Back Stage , April 12, 2002
New York Values
by Leonard Jacobs
Counting intermissions is difficult in "New York Values," Penny Arcade's - let's call it "experience." There are many of them, short and informal. Every few minutes, spontaneously, she'll stop what she's doing-the rant, thought, idea-and announce an intermission. Then she'll resume. Or there's a lighting change, or a half-minute break, or the show's featured attraction, the JonBenet Memorial Dancers (Kenny "Angel" Davis, Anna Curtis, Freeze, Linda Martini, PJ Mehaffey, Julia Atlas Muz, Patti Van Dyke, Kelly Webb, Jodi Wetzel) will emerge, gyrate and nakedly frolic about. It's very party, very live-in, very '60s-era "happening."

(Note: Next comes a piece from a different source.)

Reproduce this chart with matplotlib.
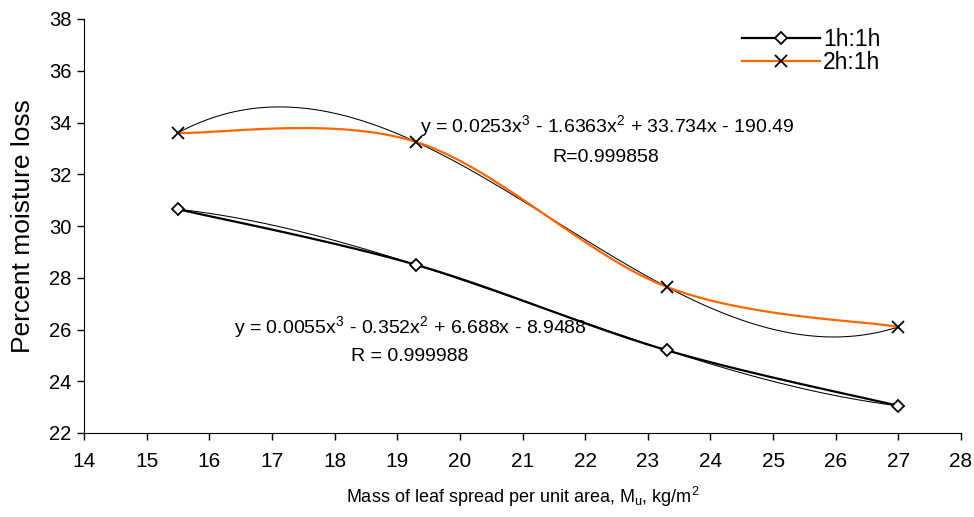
import numpy as np
import matplotlib
matplotlib.use('Agg')
import matplotlib.pyplot as plt

# data
mass = [15.5, 19.3, 23.3, 27.0]
loss_1h1h = [30.65, 28.5, 25.2, 23.05]
loss_2h1h = [33.6, 33.25, 27.65, 26.1]

eq_1h1h = 'y = 0.0055x$^\\mathregular{3}$ - 0.352x$^\\mathregular{2}$ + 6.688x - 8.9488'
r_1h1h = 'R = 0.999988'
eq_2h1h = 'y = 0.0253x$^\\mathregular{3}$ - 1.6363x$^\\mathregular{2}$ + 33.734x - 190.49'
r_2h1h = 'R=0.999858'

plt.rcParams['font.family'] = ['Liberation Sans', 'DejaVu Sans']
plt.rcParams['mathtext.fontset'] = 'custom'
plt.rcParams['mathtext.rm'] = 'Liberation Sans'


def smooth_line(xs, ys, n=40):
    # Excel-style smoothed line (Catmull-Rom as cubic Bezier)
    pts = np.column_stack([xs, ys]).astype(float)
    ext = np.vstack([pts[0], pts, pts[-1]])
    out = []
    t = np.linspace(0, 1, n)[:, None]
    for i in range(len(pts) - 1):
        p0 = ext[i + 1]
        p3 = ext[i + 2]
        c1 = p0 + (ext[i + 2] - ext[i]) / 6.0
        c2 = p3 - (ext[i + 3] - ext[i + 1]) / 6.0
        seg = ((1 - t) ** 3) * p0 + 3 * ((1 - t) ** 2) * t * c1 + 3 * (1 - t) * t ** 2 * c2 + t ** 3 * p3
        out.append(seg)
    out = np.vstack(out)
    return out[:, 0], out[:, 1]


fig = plt.figure(figsize=(9.74, 5.17), dpi=100)
ax = fig.add_axes([84 / 974, 1 - 433 / 517, 877 / 974, 414 / 517])

# cubic trendlines (fitted to the points, like the spreadsheet does)
xt = np.linspace(mass[0], mass[-1], 300)
ax.plot(xt, np.polyval(np.polyfit(mass, loss_1h1h, 3), xt), color='black', lw=0.75)
ax.plot(xt, np.polyval(np.polyfit(mass, loss_2h1h, 3), xt), color='black', lw=0.75)

sx, sy = smooth_line(mass, loss_1h1h)
ax.plot(sx, sy, color='black', lw=1.6)
sx, sy = smooth_line(mass, loss_2h1h)
ax.plot(sx, sy, color='#FF6600', lw=1.6)

dkw = dict(marker='D', ms=6.5, mfc='white', mec='black', mew=1.3)
xkw = dict(marker='x', ms=9, mec='black', mew=1.3)
l1, = ax.plot([], [], color='black', lw=1.6, label='1h:1h', **dkw)
l2, = ax.plot([], [], color='#FF6600', lw=1.6, label='2h:1h', **xkw)
ax.plot(mass, loss_1h1h, ls='none', zorder=5, **dkw)
ax.plot(mass, loss_2h1h, ls='none', zorder=5, **xkw)

ax.set_xlim(14, 28)
ax.set_ylim(22, 38)
ax.set_xticks(np.arange(14, 29, 1))
ax.set_yticks(np.arange(22, 39, 2))
ax.tick_params(direction='out', length=5, width=1)
ax.tick_params(axis='y', labelsize=14.5, pad=4)
ax.tick_params(axis='x', labelsize=15, pad=9)
for s in ['top', 'right']:
    ax.spines[s].set_visible(False)

ax.set_xlabel('Mass of leaf spread per unit area, M$_\\mathregular{u}$, kg/m$^\\mathregular{2}$',
              fontsize=13, labelpad=10)
ax.set_ylabel('Percent moisture loss', fontsize=19, labelpad=10)

ax.text(19.37, 33.83, eq_2h1h, fontsize=14, ha='left', va='center')
ax.text(22.33, 32.63, r_2h1h, fontsize=14, ha='center', va='center')
ax.text(16.4, 26.06, eq_1h1h, fontsize=14, ha='left', va='center')
ax.text(19.2, 24.94, r_1h1h, fontsize=14, ha='center', va='center')

ax.legend(handles=[l1, l2], loc='upper right', bbox_to_anchor=(0.908, 0.978), frameon=False,
          fontsize=16.5, handlelength=3.4, handletextpad=0.15, labelspacing=0.0, borderaxespad=0,
          borderpad=0)

fig.savefig('out.png', dpi=100)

It's also commandingly political. This time, Arcade wonders what happens when "Bohemia becomes mainstream and uptown becomes downtown." Now over 50, she'd know-her career taking her from teenage notoriety as a Warhol acolyte to the NEA-bashing "Bitch! Dyke! Faghag! Whore!"
This time, with September 11th as a backdrop, Arcade mourns the commercialization and mainstreaming of culture-of the New York downtown scene especially. (Look around the East Village-across from P.S. 122 a condo is rising-and see her point.) While a loop of images play on video banks above the action, Arcade launches her fist-raising assaults, such as one on cell phones, that are right on, man. Other times she socks us with reality, like when discussing hoe the show's $840 quarter-page ad in a magazine used to be the figure for her entire budget.

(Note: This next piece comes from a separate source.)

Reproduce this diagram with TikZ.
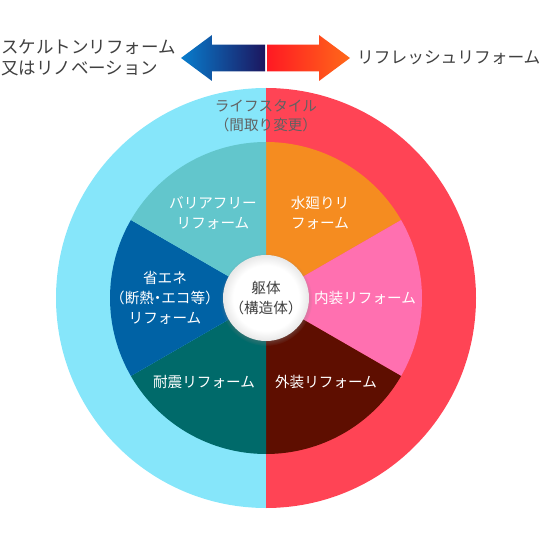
\documentclass[tikz,border=0pt]{standalone}
\usepackage{fontspec}
\setmainfont{Noto Sans CJK JP}[RawFeature={+halt}]
\usepackage{tikz}
\usetikzlibrary{shadows}
\definecolor{ringblue}{RGB}{134,230,250}
\definecolor{ringred}{RGB}{255,68,85}
\definecolor{secorange}{RGB}{245,140,32}
\definecolor{secpink}{RGB}{255,112,176}
\definecolor{secmaroon}{RGB}{94,14,0}
\definecolor{secteal}{RGB}{0,106,106}
\definecolor{secblue}{RGB}{0,98,165}
\definecolor{seclight}{RGB}{98,198,204}
\definecolor{arrblueA}{RGB}{8,125,205}
\definecolor{arrblueB}{RGB}{28,22,95}
\definecolor{arrredA}{RGB}{255,25,35}
\definecolor{arrredB}{RGB}{255,105,25}
\definecolor{txtgray}{RGB}{64,64,64}
\pgfdeclareradialshading{whitedisc}{\pgfpoint{0bp}{0bp}}{color(0bp)=(white); color(19bp)=(white); color(25bp)=(black!9); color(50bp)=(black!9)}
\tikzset{
  headlbl/.style={text=txtgray, align=left, inner sep=0pt,
    font=\fontsize{17.5}{21}\selectfont},
  seclbl/.style={text=white, align=center, inner sep=0pt,
    font=\fontsize{14.6}{20}\selectfont},
  toplbl/.style={text=black!62, align=center, inner sep=0pt,
    font=\fontsize{14.6}{19}\selectfont},
  core/.style={circle, minimum size=86pt, inner sep=0pt, align=center,
    shading=whitedisc, text=txtgray, font=\fontsize{14.6}{20}\selectfont,
    circular drop shadow={shadow xshift=0pt, shadow yshift=-1.5pt,
      shadow scale=1.08, opacity=0.45}}
}

\begin{document}
\begin{tikzpicture}[x=1pt, y=1pt]
  \def\Ro{210}
  \def\Ri{156}
  \useasboundingbox (-266,-237) rectangle (277,298);
  % outer ring halves
  \fill[ringblue] (0,\Ro) arc (90:270:\Ro) -- cycle;
  \fill[ringred] (0,-\Ro) arc (-90:90:\Ro) -- cycle;
  % six sectors
  \foreach \a/\col in {30/secorange, -30/secpink, -90/secmaroon,
                       -150/secteal, 150/secblue, 90/seclight}{
    \fill[\col] (0,0) -- (\a:\Ri) arc (\a:\a+60:\Ri) -- cycle;
  }
  % double arrow
  \shade[left color=arrblueA, right color=arrblueB]
    (-1,226.7) -- (-54,226.7) -- (-54,217) -- (-85,240) -- (-54,263)
    -- (-54,253.3) -- (-1,253.3) -- cycle;
  \shade[left color=arrredA, right color=arrredB]
    (1,226.7) -- (53,226.7) -- (53,217) -- (84,240) -- (53,263)
    -- (53,253.3) -- (1,253.3) -- cycle;
  \node[headlbl, anchor=west] (skel) at (-265,240) {スケルトンリフォーム\\又はリノベーション};
  \node[headlbl, anchor=west, font=\fontsize{16.7}{21}\selectfont] (refr) at (91,240) {リフレッシュリフォーム};
  \node[toplbl] (life) at (0,182) {ライフスタイル\\（間取り変更）};
  \node[seclbl] (barr) at (-53,85) {バリアフリー\\リフォーム};
  \node[seclbl] (water) at (54,85) {水廻りリ\\フォーム};
  \node[seclbl] (energy) at (-101,0) {省エネ\\（断熱・エコ等）\\リフォーム};
  \node[seclbl] (inner) at (99,0) {内装リフォーム};
  \node[seclbl] (quake) at (-62,-84) {耐震リフォーム};
  \node[seclbl] (outer) at (60,-84) {外装リフォーム};
  \node[core] (frame) at (0,0) {躯体\\（構造体）};
\end{tikzpicture}
\end{document}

Downtown "used to be a mecca for the misfit," but "New York has been invaded by America," she says, a place where "bourgeois bohemian" is every-day folk, "like an Izod and a nose ring." So irony-filled is "New York Values" that Arcade even quotes Barry Goldwater while questioning the Patriot Act, now pending in Congress, which will hinder Americans' right to assemble. "Extremism in defense of liberty is no vice," she intones, mixing amusement with foreboding. Just right, in other words, for the bohemian atmosphere.